Поль Торренс, основоположник психологии креативности, писал, что «креативность это значит копать глубже, смотреть лучше, исправлять ошибки, беседовать с кошкой, нырять в глубину, проходить сквозь стены, зажигать солнце, строить замок на песке, приветствовать будущее».

Но не это интересует большинство людей. Никто не станет вкладывать деньги, чтобы научить свою дочь разговаривать с кошкой, а своего сына — строить замок на песке. Креативностью интересуются постольку, поскольку на креативности стало возможно делать деньги. Ведь эти отдельно взятые личности периодически что-то там открывают, и на этом можно делать бизнес.

«Ага!» – думают психологи, и целыми школами и научными направлениями проблему эту, то есть креативность, изучают, а на базе изученного пытаются разработать различные комплексы мероприятий, как эту креативность в детстве как прививку прививать – «развивающее обучение» называется.

Все это имеет столько же шансов на успех, сколько и попытка с детства воспитать из девочки мальчика или из мальчика девочку. То есть не то чтобы ничего не получается, — просто то, что получается, глаз отнюдь не радует, само по себе вызывает сожаление, а иногда еще и требует специальной психологической и психотерапевтической помощи. Попытайтесь сделать из примитивной личности креативную — получите невротика; попытайтесь сделать из креативной личности примитивную — будет то же самое. И в том, и в другом случае вы получите патологическую авитальную активность.

Как это ни парадоксально, но именно избыточная стимуляция активности детей и подростков может привести к неожиданному эффекту — усилению авитальной активности как естественной компенсации бездумных действий родителей и педагогов.

Если мы видим человека, который очень хочет спать, мы можем предположить, что перед этим он слишком долго и интенсивно бодрствовал. Если мы видим человека, который слишком хочет умереть, значит, обстоятельства предъявили к нему такие чрезмерные требования, которые, истощив его жизненные силы, позволили прорваться на поверхность патологической авитальной активности.

Та же гуманистическая психология и тот же гуманизм, которые так радеют за всеобщее развитие и «креативизацию» всех детей и подростков, теми же словами сокрушаются потом по поводу «необъяснимого» роста детских и подростковых самоубийств в последние десятилетия.

Развитие человека длится долго, но не бесконечно.
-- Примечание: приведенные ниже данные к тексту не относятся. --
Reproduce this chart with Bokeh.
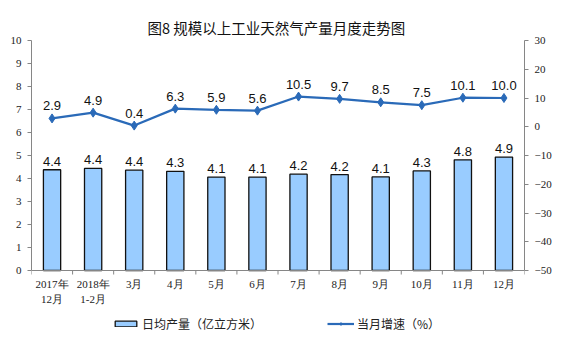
from bokeh.plotting import figure
from bokeh.models import (ColumnDataSource, Range1d, LinearAxis, FixedTicker, Legend, LegendItem, Title, Span)
from bokeh.core.properties import value
from bokeh.embed import file_html
from bokeh.resources import INLINE

categories = ["2017年\n12月", "2018年\n1-2月", "3月", "4月", "5月", "6月", "7月", "8月", "9月", "10月", "11月", "12月"]
daily_output = [4.38, 4.44, 4.36, 4.31, 4.06, 4.06, 4.19, 4.17, 4.07, 4.33, 4.81, 4.93]
growth = [2.9, 4.9, 0.4, 6.3, 5.9, 5.6, 10.5, 9.7, 8.5, 7.5, 10.1, 10.0]
left_ticks = list(range(0, 11))
right_ticks = list(range(-50, 31, 10))

# layout geometry (pixels)
PLOT_H = 230          # height of the value area (0..10)
BELOW_H = 87          # room below the value area for category labels and legend
L_MIN, L_MAX = 0, 10
R_MIN, R_MAX = -50, 30
l_unit = (L_MAX - L_MIN) / PLOT_H
r_unit = (R_MAX - R_MIN) / PLOT_H

n = len(categories)
xs = [i + 0.5 for i in range(n)]
bounds = list(range(n + 1))
src = ColumnDataSource(dict(
    x=xs, cat=categories, zero=[0] * n, val=daily_output, vlab=[f"{v:.1f}" for v in daily_output],
    g=growth, glab=[f"{v:.1f}" for v in growth]))

p = figure(frame_width=493, frame_height=PLOT_H + BELOW_H,
           output_backend="svg", toolbar_location=None, x_axis_location=None, y_axis_location=None,
           x_range=Range1d(0, n), y_range=Range1d(L_MIN - BELOW_H * l_unit, L_MAX),
           min_border_left=31, min_border_right=37, min_border_top=40, min_border_bottom=0,
           background_fill_color="white", border_fill_color="white")
p.outline_line_color = None
p.grid.grid_line_color = None
p.extra_y_ranges = {"rate": Range1d(R_MIN - BELOW_H * r_unit, R_MAX)}

p.title = Title(text="图8  规模以上工业天然气产量月度走势图", align="center",
                text_font="Noto Sans CJK SC", text_font_size="14.5px", text_font_style="normal",
                text_color="#111111", offset=0, standoff=5)

def style_axis(ax):
    ax.axis_line_color = "#868686"
    ax.major_tick_line_color = "#868686"
    ax.major_tick_out = 4
    ax.major_tick_in = 0
    ax.minor_tick_line_color = None
    ax.major_label_text_font = "Liberation Serif"
    ax.major_label_text_font_size = "11px"
    ax.major_label_text_color = "#222222"
    ax.major_label_standoff = 6

la = LinearAxis(ticker=FixedTicker(ticks=left_ticks), bounds=(L_MIN, L_MAX))
style_axis(la)
p.add_layout(la, "left")

ra = LinearAxis(y_range_name="rate", ticker=FixedTicker(ticks=right_ticks), bounds=(R_MIN, R_MAX))
style_axis(ra)
p.add_layout(ra, "right")

# category axis line, boundary ticks and labels
p.add_layout(Span(location=0, dimension="width", line_color="#868686", line_width=1))
p.segment(x0=bounds, y0=[0] * (n + 1), x1=bounds, y1=[-4 * l_unit] * (n + 1),
          line_color="#868686", line_width=1)
p.text(x="x", y="zero", text="cat", source=src, text_font=value("Liberation Serif"),
       text_font_size="11px", text_align="center", text_baseline="top", y_offset=7,
       text_color="#222222", text_line_height=1.25)

bars = p.vbar(x="x", top="val", width=0.42, source=src, fill_color="#99ccff",
              line_color="#111111", line_width=1.3)
p.text(x="x", y="val", text="vlab", source=src, text_font=value("Liberation Sans"),
       text_font_size="13px", text_align="center", text_baseline="bottom", y_offset=-4,
       text_color="#111111")

ln = p.line(x="x", y="g", source=src, y_range_name="rate", line_color="#2a6ab8", line_width=2.2)
mk = p.scatter(x="x", y="g", source=src, y_range_name="rate", marker="diamond", size=9,
               fill_color="#2a6ab8", line_color="#2a6ab8")
p.text(x="x", y="g", text="glab", source=src, y_range_name="rate", text_font=value("Liberation Sans"),
       text_font_size="13px", text_align="center", text_baseline="bottom", y_offset=-8,
       text_color="#111111")

legend = Legend(items=[LegendItem(label="日均产量（亿立方米）", renderers=[bars]),
                       LegendItem(label="当月增速（%）", renderers=[ln, mk])],
                orientation="horizontal", location=(81, 25),
                label_text_font="Noto Sans CJK SC", label_text_font_size="12px",
                label_text_color="#222222", spacing=65, glyph_width=27, glyph_height=7,
                border_line_color=None, background_fill_alpha=0, padding=0, margin=0,
                label_standoff=3, label_height=14)
p.add_layout(legend, "center")

open("out.html", "w").write(file_html(p, INLINE))
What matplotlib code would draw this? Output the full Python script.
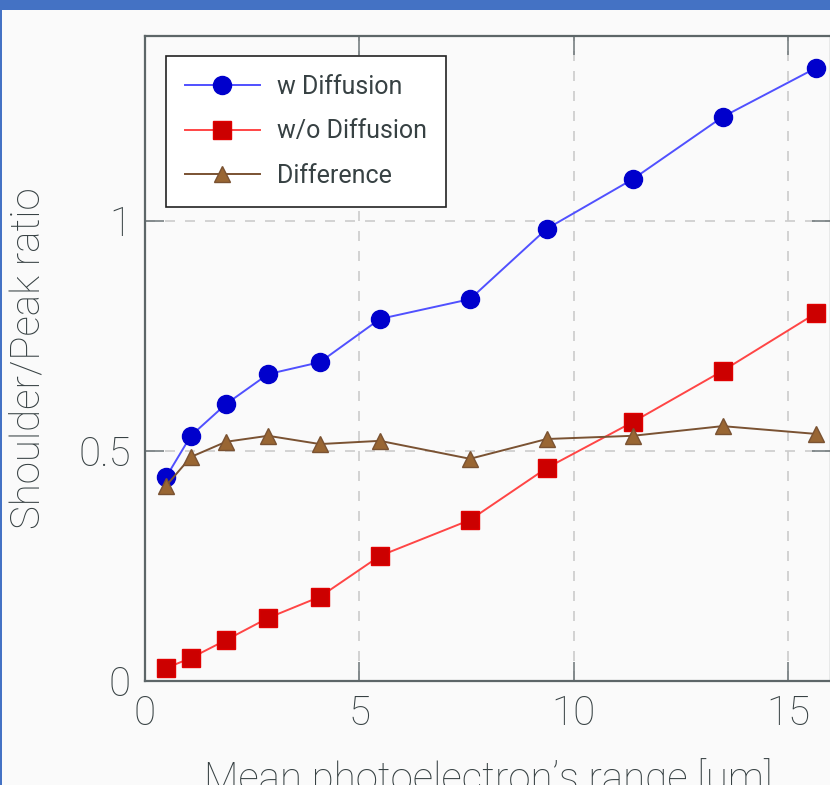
import matplotlib
matplotlib.use("Agg")
import matplotlib.pyplot as plt
from matplotlib.patches import Rectangle

# Data
x_range = [0.49, 1.07, 1.89, 2.87, 4.08, 5.48, 7.58, 9.37, 11.38, 13.47, 15.66]
w_diffusion = [0.443, 0.533, 0.602, 0.667, 0.693, 0.787, 0.830, 0.983, 1.091, 1.226, 1.333]
wo_diffusion = [0.028, 0.050, 0.089, 0.137, 0.183, 0.272, 0.350, 0.463, 0.563, 0.674, 0.800]
difference = [0.424, 0.487, 0.520, 0.533, 0.515, 0.522, 0.483, 0.526, 0.533, 0.554, 0.537]
labels = ["w Diffusion", "w/o Diffusion", "Difference"]
xticks = [0, 5, 10, 15]
yticks = [0, 0.5, 1]
ytick_labels = ["0", "0.5", "1"]

plt.rcParams['font.family'] = ['Roboto', 'DejaVu Sans']
txt_color = '#374143'
spine_color = '#5d6668'
fw = 'light'

fig = plt.figure(figsize=(8.3, 7.85), dpi=100, facecolor='#fafafa')
# frame decoration
fig.patches.append(Rectangle((0, 1 - 10/785), 1, 10/785, transform=fig.transFigure,
                             facecolor='#4472c4', edgecolor='none', zorder=10))
fig.patches.append(Rectangle((0, 0), 2/830, 1, transform=fig.transFigure,
                             facecolor='#4472c4', edgecolor='none', zorder=10))

ax = fig.add_axes([145/830, (785-681)/785, 686/830, 645/785])
ax.set_facecolor('#fafafa')

ax.plot(x_range, w_diffusion, color='#5050ff', lw=1.4, marker='o', markersize=13,
        markerfacecolor='#0000cc', markeredgecolor='#0000cc', label=labels[0], zorder=3)
ax.plot(x_range, wo_diffusion, color='#ff4545', lw=1.4, marker='s', markersize=12.5,
        markerfacecolor='#cc0000', markeredgecolor='#e00000', label=labels[1], zorder=3)
ax.plot(x_range, difference, color='#7a5232', lw=1.4, marker='^', markersize=11.5,
        markerfacecolor='#996633', markeredgecolor='#7a5232', label=labels[2], zorder=3)

ax.set_xlim(0, 16)
ax.set_ylim(0, 1.402)
ax.set_xticks(xticks)
ax.set_yticks(yticks)
ax.set_yticklabels(ytick_labels)
ax.grid(True, color='#cccccc', linestyle=(0, (6, 6)), lw=1.2)
ax.set_axisbelow(True)

for s in ax.spines.values():
    s.set_color(spine_color)
    s.set_linewidth(1.6)

ax.tick_params(direction='in', length=14, width=1.1, color='#6d7678',
               top=True, right=True, labelsize=29, labelcolor=txt_color, pad=10)
for lab in ax.get_xticklabels() + ax.get_yticklabels():
    lab.set_fontweight(fw)

ax.set_xlabel("Mean photoelectron\u2019s range [um]", fontsize=29, color=txt_color,
              fontweight=fw, labelpad=18)
ax.set_ylabel("Shoulder/Peak ratio", fontsize=29, color=txt_color,
              fontweight=fw, labelpad=22)

leg = ax.legend(loc='upper left', bbox_to_anchor=(21/686, 625/645), borderaxespad=0,
                prop={'size': 18, 'weight': 'normal'}, frameon=True, fancybox=False,
                edgecolor='#222222', facecolor='white', framealpha=1,
                handlelength=3.0, labelspacing=0.82, borderpad=0.75, handletextpad=0.7)
leg.get_frame().set_linewidth(1.2)
for t in leg.get_texts():
    t.set_color(txt_color)

fig.savefig("out.png", dpi=100, facecolor=fig.get_facecolor())
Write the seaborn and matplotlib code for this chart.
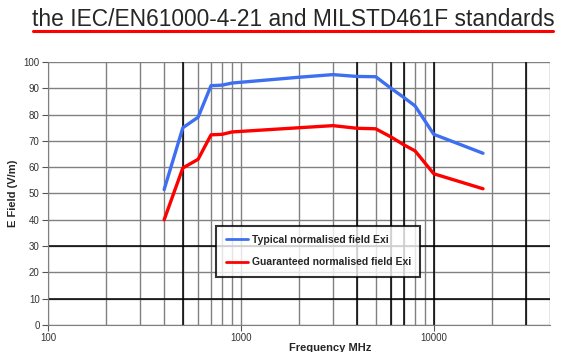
import pandas as pd
import matplotlib.pyplot as plt
import seaborn as sns
from matplotlib.ticker import LogLocator, NullFormatter, FixedLocator

# datos
freq_mhz = [400, 500, 600, 700, 800, 900, 2000, 3000, 4000, 5000, 6000, 7000, 8000, 10000, 18000]
typical_exi = [51.5, 75, 79, 91, 91.2, 92, 94.2, 95.2, 94.5, 94.4, 90, 86.5, 83.3, 72.5, 65.3]
guaranteed_exi = [40, 59.7, 63, 72.3, 72.5, 73.4, 75, 75.8, 74.8, 74.6, 71.5, 68.5, 66.2, 57.5, 51.8]
series_names = ["Typical normalised field Exi", "Guaranteed normalised field Exi"]
x_ticks = [100, 1000, 10000]
y_ticks = list(range(0, 101, 10))

df = pd.DataFrame({
    "freq": freq_mhz * 2,
    "field": typical_exi + guaranteed_exi,
    "serie": [series_names[0]] * len(freq_mhz) + [series_names[1]] * len(freq_mhz),
})

sns.set_style("white")
plt.rcParams["font.family"] = ["Liberation Sans", "DejaVu Sans"]

fig = plt.figure(figsize=(5.69, 3.52), dpi=100)
ax = fig.add_axes([0.0844, 0.0767, 0.882, 0.7472])

# rejilla: gris con algunas lineas negras
ax.set_xscale("log")
ax.set_xlim(100, 40000)
ax.set_ylim(0, 100)
ax.xaxis.set_major_locator(FixedLocator(x_ticks))
ax.xaxis.set_minor_locator(LogLocator(base=10, subs=range(2, 10)))
ax.xaxis.set_minor_formatter(NullFormatter())
ax.set_xticklabels([str(t) for t in x_ticks])
ax.set_yticks(y_ticks)
ax.grid(True, which="both", axis="x", color="#808080", lw=1)
ax.grid(True, which="major", axis="y", color="#808080", lw=1)
for xv in [500, 4000, 6000, 7000, 10000, 30000]:
    ax.axvline(xv, color="black", lw=1.1, zorder=1)
for yv in [10, 30]:
    ax.axhline(yv, color="black", lw=1.1, zorder=1)
ax.set_axisbelow(True)

sns.lineplot(data=df, x="freq", y="field", hue="serie",
             palette=["#3d6ff0", "#ff0000"], linewidth=2.4, ax=ax, zorder=3)

for s in ["top", "right"]:
    ax.spines[s].set_visible(False)
ax.spines["left"].set_color("#808080")
ax.spines["bottom"].set_color("#808080")
ax.tick_params(axis="both", which="major", length=4, color="#555555",
               labelsize=7, labelcolor="#333333", left=True, bottom=True, pad=2)
ax.tick_params(axis="x", which="minor", length=0)

ax.set_xlabel("Frequency MHz", fontsize=8, fontweight="bold")
ax.xaxis.set_label_coords(0.562, -0.068)
ax.set_ylabel("E Field (V/m)", fontsize=8, fontweight="bold", labelpad=4)

leg = ax.legend(loc="lower left", bbox_to_anchor=(0.335, 0.183), frameon=True,
                fancybox=False, handlelength=2.2, handletextpad=0.3,
                labelspacing=1.2, borderpad=0.9, borderaxespad=0,
                prop={"weight": "bold", "size": 7.5})
leg.get_frame().set_edgecolor("black")
leg.get_frame().set_linewidth(1.5)
for line in leg.get_lines():
    line.set_linewidth(2)

# titulo con subrayado rojo
fig.text(0.515, 0.946, "the IEC/EN61000-4-21 and MILSTD461F standards",
         ha="center", va="center", fontsize=16.4)
fig.add_artist(plt.Line2D([0.058, 0.972], [0.912, 0.912], color="red", lw=2.2))

fig.savefig("out.png", dpi=100)
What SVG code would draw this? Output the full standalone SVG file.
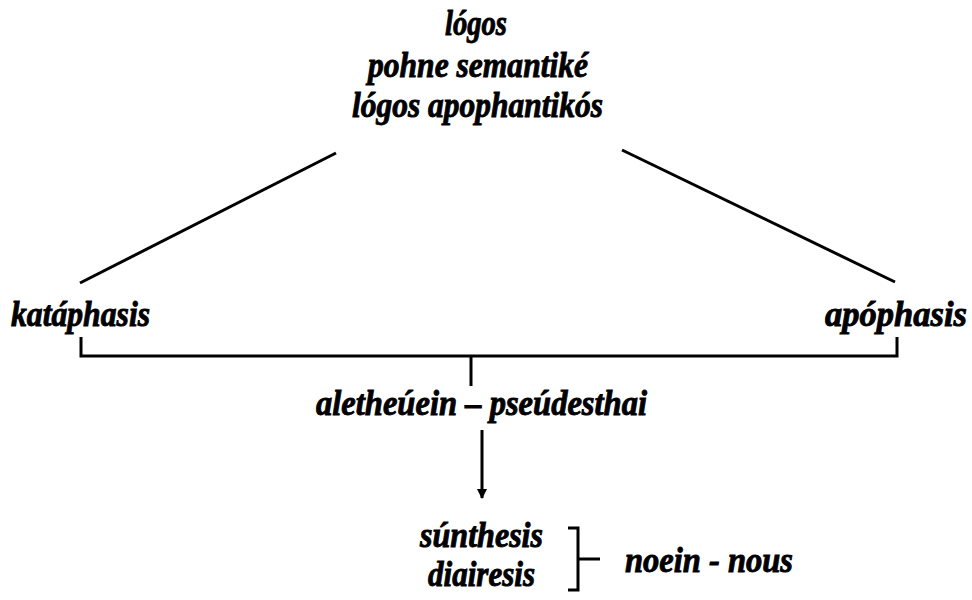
<svg xmlns="http://www.w3.org/2000/svg" width="972" height="600" viewBox="0 0 972 600">
<style>
text{font-family:"Liberation Serif","Times New Roman",serif;font-weight:bold;font-style:italic;font-size:36px;fill:#000;stroke:#000;stroke-width:0.9}
line,path{stroke:#000;stroke-width:3;fill:none}
</style>
<defs>
<marker id="ah" viewBox="0 0 10 10" refX="9" refY="5" markerWidth="3.4" markerHeight="3.4" orient="auto">
<path d="M0,0 L10,5 L0,10 z" style="fill:#000;stroke:none"/>
</marker>
</defs>
<rect width="972" height="600" fill="#fff"/>
<g id="top">
<text x="445" y="35" textLength="62" lengthAdjust="spacingAndGlyphs">lógos</text>
<text x="368" y="77" textLength="220" lengthAdjust="spacingAndGlyphs">pohne semantiké</text>
<text x="352" y="117" textLength="251" lengthAdjust="spacingAndGlyphs">lógos apophantikós</text>
</g>
<g id="kataphasis"><text x="11" y="326" textLength="139" lengthAdjust="spacingAndGlyphs">katáphasis</text></g>
<g id="apophasis"><text x="825" y="326" textLength="142" lengthAdjust="spacingAndGlyphs">apóphasis</text></g>
<g id="aletheuein"><text x="316" y="415" textLength="331" lengthAdjust="spacingAndGlyphs">aletheúein – pseúdesthai</text></g>
<g id="sunthesis"><text x="420" y="547" textLength="123" lengthAdjust="spacingAndGlyphs">súnthesis</text></g>
<g id="diairesis"><text x="428" y="586" textLength="107" lengthAdjust="spacingAndGlyphs">diairesis</text></g>
<g id="noein"><text x="625" y="572" textLength="168" lengthAdjust="spacingAndGlyphs">noein - nous</text></g>
<g id="connectors">
<line x1="336" y1="153" x2="80" y2="283"/>
<line x1="622" y1="150" x2="895" y2="282"/>
<path d="M81,337 V356 H897 V337"/>
<line x1="471" y1="356" x2="471" y2="386"/>
<line x1="482" y1="430" x2="482" y2="498" marker-end="url(#ah)"/>
<path d="M568,528 H578 V590 H568 M578,559 H600"/>
</g>
</svg>
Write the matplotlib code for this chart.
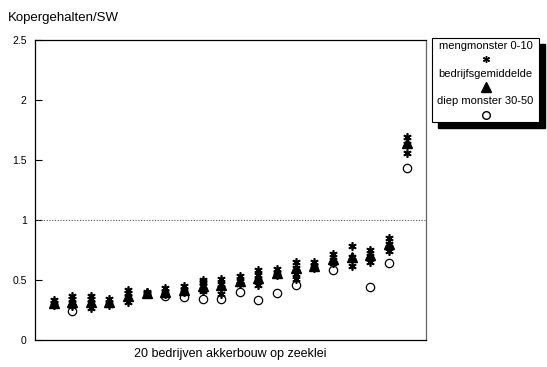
import numpy
import matplotlib
matplotlib.use('Agg')
import matplotlib.pyplot as plt
from matplotlib.patches import Rectangle

plt.rcParams['font.family'] = ['Liberation Sans', 'DejaVu Sans']

nan = numpy.nan

# 20 farms
farms = numpy.arange(1, 21)

# bedrijfsgemiddelde (farm average)
gemiddelde = [0.31, 0.32, 0.32, 0.315, 0.37, 0.39, 0.40, 0.42, 0.45, 0.46,
              0.49, 0.52, 0.56, 0.60, 0.62, 0.675, 0.69, 0.71, 0.80, 1.64]

# diep monster 30-50 (not visible for every farm)
diep = [nan, 0.24, nan, nan, nan, nan, 0.37, 0.36, 0.34, 0.34,
        0.40, 0.33, 0.39, 0.46, nan, 0.58, nan, 0.44, 0.64, 1.43]

# mengmonster 0-10, several samples per farm
meng = [
    [0.29, 0.31, 0.33],
    [0.28, 0.31, 0.34, 0.37],
    [0.27, 0.31, 0.34, 0.37],
    [0.29, 0.31, 0.34],
    [0.32, 0.36, 0.39, 0.42],
    [0.38, 0.39, 0.40],
    [0.38, 0.40, 0.43],
    [0.40, 0.42, 0.45],
    [0.41, 0.45, 0.48, 0.50],
    [0.38, 0.43, 0.47, 0.51],
    [0.47, 0.49, 0.53],
    [0.46, 0.50, 0.54, 0.58],
    [0.54, 0.56, 0.59],
    [0.51, 0.55, 0.60, 0.65],
    [0.60, 0.62, 0.65],
    [0.64, 0.67, 0.72],
    [0.62, 0.69, 0.78],
    [0.65, 0.70, 0.75],
    [0.74, 0.80, 0.85],
    [1.56, 1.63, 1.69],
]

star = (6, 2, 0)

fig = plt.figure(figsize=(5.47, 3.67), dpi=100)
ax = fig.add_axes([35/547, 27/367, 391/547, 300/367])

ax.plot(farms, diep, 'o', markersize=6, markerfacecolor='white',
        markeredgecolor='black', markeredgewidth=0.9, linestyle='none')
for f, vals in zip(farms, meng):
    ax.plot([f]*len(vals), vals, marker=star, markersize=6, color='black',
            markeredgewidth=1.2, linestyle='none')
ax.plot(farms, gemiddelde, '^', markersize=7.5, color='black', linestyle='none')

ax.axhline(1.0, color='#555555', linestyle=(0, (1, 1.5)), linewidth=0.8)

ax.set_xlim(0, 21)
ax.set_ylim(0, 2.5)
ax.set_xticks([])
ax.set_yticks([0, 0.5, 1, 1.5, 2, 2.5])
ax.set_yticklabels(['0', '0.5', '1', '1.5', '2', '2.5'])
ax.tick_params(axis='y', direction='in', length=5, width=0.8, labelsize=7.5, pad=6)
for s in ax.spines.values():
    s.set_linewidth(0.9)
ax.spines['right'].set_color('#666666')

ax.set_xlabel('20 bedrijven akkerbouw op zeeklei', fontsize=9, labelpad=6)
fig.text(8/547, 1 - 18/367, 'Kopergehalten/SW', fontsize=9.5, va='center', ha='left')

# legend box with shadow
lx0, ly0, lw, lh = 432/547, 1 - 122/367, 107/547, 84/367
fig.patches.append(Rectangle((lx0 + 6/547, ly0 - 6/367), lw, lh, transform=fig.transFigure,
                             facecolor='black', edgecolor='black', zorder=1))
fig.patches.append(Rectangle((lx0, ly0), lw, lh, transform=fig.transFigure,
                             facecolor='white', edgecolor='black', linewidth=0.8, zorder=2))
cx = lx0 + lw / 2
entries = [('mengmonster 0-10', 46, 59, dict(marker=star, markersize=5, color='black')),
           ('bedrijfsgemiddelde', 74, 87, dict(marker='^', markersize=6.5, color='black')),
           ('diep monster 30-50', 101, 115, dict(marker='o', markersize=5.5, markerfacecolor='white',
                                                 markeredgecolor='black'))]
for label, ty, my, style in entries:
    fig.text(cx, 1 - ty/367, label, fontsize=8, ha='center', va='center', zorder=3)
    fig.lines.append(plt.Line2D([cx], [1 - my/367], transform=fig.transFigure,
                                linestyle='none', zorder=3, **style))

fig.savefig('out.png', dpi=100)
После более или менее длительного периода эволюции начинается неотвратимый инволюционный процесс. В обыденном и научном языке процесс завершения развития обозначается очень просто: «зрелость» («зрелая личность», «зрелый человек», «зрелые мысли», «зрелое решение»). И если мы констатируем в определённый момент феномен зрелости, следующий шаг — увядание. Когда человеческий индивид достигает зрелости, известно даже неспециалисту, и это никак не возраст 55—60 лет, с которого принято отсчитывать старость. После 20—25 лет все люди в большей или меньшей степени начинают подчиняться инволюционным процессам, которые неуклонно начинают превалировать над эволюционными и неминуемо ведут человека к духовной и физической смерти. А человеку-то ведь казалось, более того, ему все продолжают говорить, что всё впереди, — и он никак не подготовлен к тому, что после 20 лет с каждым годом всё труднее и труднее усваивать новую информацию, всё труднее и труднее что-то в крупном плане изменить в себе, и просто страшно признать, что вот то, что ты есть сейчас — это уже навсегда и лучше не будет.